> **Provided material**
=====

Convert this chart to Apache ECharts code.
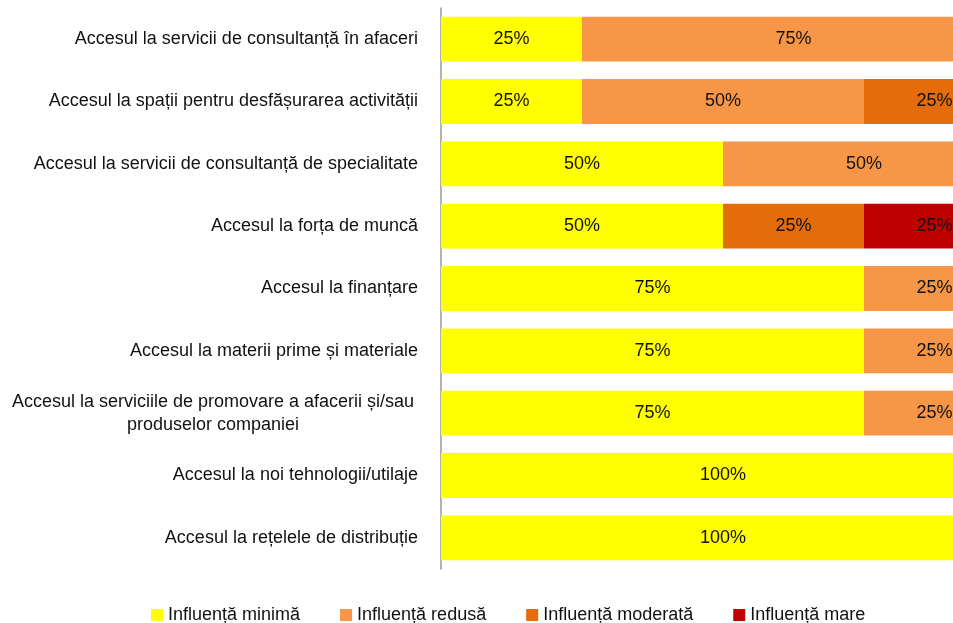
<!DOCTYPE html>
<html>
<head>
<meta charset="utf-8">
<script src="https://cdn.jsdelivr.net/npm/echarts@6/dist/echarts.min.js"></script>
<style>
  html, body { margin: 0; padding: 0; background: #fff; }
  #chart { width: 953px; height: 623px; }
</style>
</head>
<body>
<div id="chart"></div>
<script>
const categories = [
  "Accesul la servicii de consultanță în afaceri",
  "Accesul la spații pentru desfășurarea activității",
  "Accesul la servicii de consultanță de specialitate",
  "Accesul la forța de muncă",
  "Accesul la finanțare",
  "Accesul la materii prime și materiale",
  "Accesul la serviciile de promovare a afacerii și/sau\nproduselor companiei",
  "Accesul la noi tehnologii/utilaje",
  "Accesul la rețelele de distribuție"
]
const minima = [25, 25, 50, 50, 75, 75, 75, 100, 100]
const redusa = [75, 50, 50, 0, 25, 25, 25, 0, 0]
const moderata = [0, 25, 0, 25, 0, 0, 0, 0, 0]
const mare = [0, 0, 0, 25, 0, 0, 0, 0, 0]

const font = "'Liberation Sans', Arial, sans-serif"

const makeSeries = (name, values, color) => ({
  name: name,
  type: "bar",
  stack: "total",
  barCategoryGap: "28%",
  data: values,
  itemStyle: { color: color },
  label: {
    show: true,
    position: "inside",
    color: "#111",
    fontFamily: font,
    fontSize: 18,
    formatter: (p) => (p.value ? p.value + "%" : "")
  }
})

const chart = echarts.init(document.getElementById("chart"))
chart.setOption({
  animation: false,
  textStyle: { fontFamily: font },
  // plot runs past the right edge, like the original (last labels cut off)
  grid: { left: 441, top: 8, width: 564, height: 561, outerBoundsMode: "none" },
  legend: {
    top: 601,
    left: 146,
    itemWidth: 12,
    itemHeight: 12,
    itemGap: 40,
    icon: "rect",
    textStyle: { fontFamily: font, fontSize: 18, color: "#111" },
    data: ["Influență minimă", "Influență redusă", "Influență moderată", "Influență mare"]
  },
  xAxis: {
    type: "value",
    min: 0,
    max: 100,
    show: false
  },
  yAxis: {
    type: "category",
    inverse: true,
    data: categories,
    axisTick: { show: false },
    axisLine: { lineStyle: { color: "#999", width: 1.5 } },
    axisLabel: {
      margin: 23,
      color: "#111",
      fontFamily: font,
      fontSize: 18,
      lineHeight: 22,
      formatter: (v) => (v.indexOf("\n") >= 0 ? "{c|" + v.split("\n").join("}\n{c|") + "}" : v),
      rich: {
        c: { width: 410, align: "center", fontSize: 18, fontFamily: font, color: "#111", lineHeight: 23 }
      }
    }
  },
  series: [
    makeSeries("Influență minimă", minima, "#FFFF00"),
    makeSeries("Influență redusă", redusa, "#F79646"),
    makeSeries("Influență moderată", moderata, "#E46C0A"),
    makeSeries("Influență mare", mare, "#C00000")
  ]
})
</script>
</body>
</html>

=====

Transcribe the listing in full. Omit the pictures and keep every line exact.

Convert this chart to Apache ECharts code.
<!DOCTYPE html>
<html>
<head>
<meta charset="utf-8">
<script src="https://cdn.jsdelivr.net/npm/echarts@6/dist/echarts.min.js"></script>
<style>
  html, body { margin: 0; padding: 0; background: #fff; }
  #chart { width: 953px; height: 623px; }
</style>
</head>
<body>
<div id="chart"></div>
<script>
const categories = [
  "Accesul la servicii de consultanță în afaceri",
  "Accesul la spații pentru desfășurarea activității",
  "Accesul la servicii de consultanță de specialitate",
  "Accesul la forța de muncă",
  "Accesul la finanțare",
  "Accesul la materii prime și materiale",
  "Accesul la serviciile de promovare a afacerii și/sau\nproduselor companiei",
  "Accesul la noi tehnologii/utilaje",
  "Accesul la rețelele de distribuție"
]
const minima = [25, 25, 50, 50, 75, 75, 75, 100, 100]
const redusa = [75, 50, 50, 0, 25, 25, 25, 0, 0]
const moderata = [0, 25, 0, 25, 0, 0, 0, 0, 0]
const mare = [0, 0, 0, 25, 0, 0, 0, 0, 0]

const font = "'Liberation Sans', Arial, sans-serif"

const makeSeries = (name, values, color) => ({
  name: name,
  type: "bar",
  stack: "total",
  barCategoryGap: "28%",
  data: values,
  itemStyle: { color: color },
  label: {
    show: true,
    position: "inside",
    color: "#111",
    fontFamily: font,
    fontSize: 18,
    formatter: (p) => (p.value ? p.value + "%" : "")
  }
})

const chart = echarts.init(document.getElementById("chart"))
chart.setOption({
  animation: false,
  textStyle: { fontFamily: font },
  // plot runs past the right edge, like the original (last labels cut off)
  grid: { left: 441, top: 8, width: 564, height: 561, outerBoundsMode: "none" },
  legend: {
    top: 601,
    left: 146,
    itemWidth: 12,
    itemHeight: 12,
    itemGap: 40,
    icon: "rect",
    textStyle: { fontFamily: font, fontSize: 18, color: "#111" },
    data: ["Influență minimă", "Influență redusă", "Influență moderată", "Influență mare"]
  },
  xAxis: {
    type: "value",
    min: 0,
    max: 100,
    show: false
  },
  yAxis: {
    type: "category",
    inverse: true,
    data: categories,
    axisTick: { show: false },
    axisLine: { lineStyle: { color: "#999", width: 1.5 } },
    axisLabel: {
      margin: 23,
      color: "#111",
      fontFamily: font,
      fontSize: 18,
      lineHeight: 22,
      formatter: (v) => (v.indexOf("\n") >= 0 ? "{c|" + v.split("\n").join("}\n{c|") + "}" : v),
      rich: {
        c: { width: 410, align: "center", fontSize: 18, fontFamily: font, color: "#111", lineHeight: 23 }
      }
    }
  },
  series: [
    makeSeries("Influență minimă", minima, "#FFFF00"),
    makeSeries("Influență redusă", redusa, "#F79646"),
    makeSeries("Influență moderată", moderata, "#E46C0A"),
    makeSeries("Influență mare", mare, "#C00000")
  ]
})
</script>
</body>
</html>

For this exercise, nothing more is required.